◆ DATA LINES:
/---

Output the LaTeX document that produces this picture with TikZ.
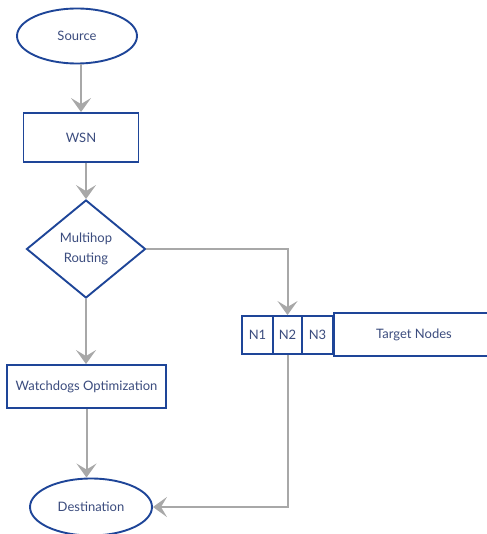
\documentclass[tikz,border=0pt]{standalone}
\usepackage{fontspec}
\setmainfont{Lato}
\usetikzlibrary{shapes.geometric,arrows.meta}
\definecolor{boxblue}{HTML}{1E4598}
\definecolor{txtblue}{HTML}{3B4C7E}
\definecolor{arrgray}{HTML}{A8A8A8}
\begin{document}
\begin{tikzpicture}[x=1pt,y=-1pt,
  every node/.style={font=\fontsize{13}{15}\selectfont, text=txtblue},
  shp/.style={draw=boxblue, line width=1.9pt, fill=white, inner sep=0pt},
  oval/.style={shp, ellipse, minimum width=120pt, minimum height=55pt},
  rbox/.style={shp, rectangle},
  dia/.style={shp, diamond, minimum width=119pt, minimum height=98pt, align=center},
  conn/.style={draw=arrgray, line width=2pt, -{Stealth[length=14pt,width=20pt,inset=6pt]}}]
\useasboundingbox (0,0) rectangle (486,534);
\node[oval] (src) at (77,36) {Source};
\node[rbox, minimum width=115pt, minimum height=49pt] (wsn) at (81,137.5) {WSN};
\node[dia, font=\fontsize{13}{20}\selectfont] (mh) at (86,249) {Multihop\\Routing};
\node[rbox, minimum width=159pt, minimum height=43pt] (wd) at (86.5,386.5) {Watchdogs Optimization};
\node[oval, minimum width=122pt, minimum height=57pt] (dst) at (91,507) {Destination};
\node[rbox, minimum width=31pt, minimum height=38pt] (n1) at (257.5,335) {N1};
\node[rbox, minimum width=29pt, minimum height=38pt] (n2) at (287.5,335) {N2};
\node[rbox, minimum width=31pt, minimum height=38pt] (n3) at (317.5,335) {N3};
\node[rbox, minimum width=160pt, minimum height=43pt] (tn) at (414,334.5) {Target Nodes};
\draw[conn] (src.south -| wsn.north) -- (wsn.north);
\draw[conn] (wsn.south -| mh.north) -- (mh.north);
\draw[conn] (mh.south) -- (wd.north -| mh.south);
\draw[conn] (wd.south) -- (dst.north -| wd.south);
\draw[conn] (mh.east) -| (n2.north);
\draw[conn] (n2.south) |- (dst.east);
\end{tikzpicture}
\end{document}
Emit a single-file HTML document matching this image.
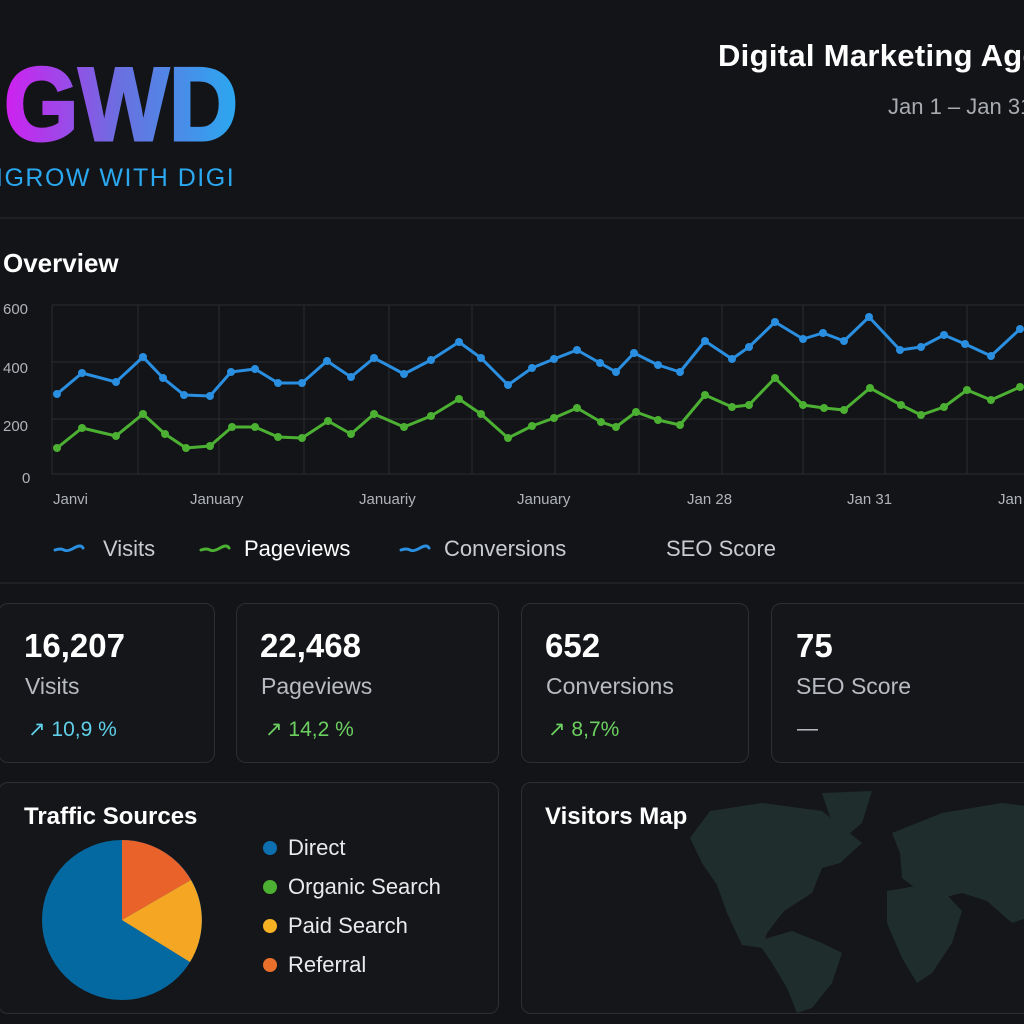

\---

Output the entries above exactly. Drop the pictures.

◆ EXERCISE RESPONSE:
Output the LaTeX document that produces this picture with TikZ.
\documentclass[tikz,border=0pt]{standalone}
\usepackage{fontspec}
\setmainfont{Lato}
\usetikzlibrary{shapes.geometric,arrows.meta}
\definecolor{boxblue}{HTML}{1E4598}
\definecolor{txtblue}{HTML}{3B4C7E}
\definecolor{arrgray}{HTML}{A8A8A8}
\begin{document}
\begin{tikzpicture}[x=1pt,y=-1pt,
  every node/.style={font=\fontsize{13}{15}\selectfont, text=txtblue},
  shp/.style={draw=boxblue, line width=1.9pt, fill=white, inner sep=0pt},
  oval/.style={shp, ellipse, minimum width=120pt, minimum height=55pt},
  rbox/.style={shp, rectangle},
  dia/.style={shp, diamond, minimum width=119pt, minimum height=98pt, align=center},
  conn/.style={draw=arrgray, line width=2pt, -{Stealth[length=14pt,width=20pt,inset=6pt]}}]
\useasboundingbox (0,0) rectangle (486,534);
\node[oval] (src) at (77,36) {Source};
\node[rbox, minimum width=115pt, minimum height=49pt] (wsn) at (81,137.5) {WSN};
\node[dia, font=\fontsize{13}{20}\selectfont] (mh) at (86,249) {Multihop\\Routing};
\node[rbox, minimum width=159pt, minimum height=43pt] (wd) at (86.5,386.5) {Watchdogs Optimization};
\node[oval, minimum width=122pt, minimum height=57pt] (dst) at (91,507) {Destination};
\node[rbox, minimum width=31pt, minimum height=38pt] (n1) at (257.5,335) {N1};
\node[rbox, minimum width=29pt, minimum height=38pt] (n2) at (287.5,335) {N2};
\node[rbox, minimum width=31pt, minimum height=38pt] (n3) at (317.5,335) {N3};
\node[rbox, minimum width=160pt, minimum height=43pt] (tn) at (414,334.5) {Target Nodes};
\draw[conn] (src.south -| wsn.north) -- (wsn.north);
\draw[conn] (wsn.south -| mh.north) -- (mh.north);
\draw[conn] (mh.south) -- (wd.north -| mh.south);
\draw[conn] (wd.south) -- (dst.north -| wd.south);
\draw[conn] (mh.east) -| (n2.north);
\draw[conn] (n2.south) |- (dst.east);
\end{tikzpicture}
\end{document}
Emit a single-file HTML document matching this image.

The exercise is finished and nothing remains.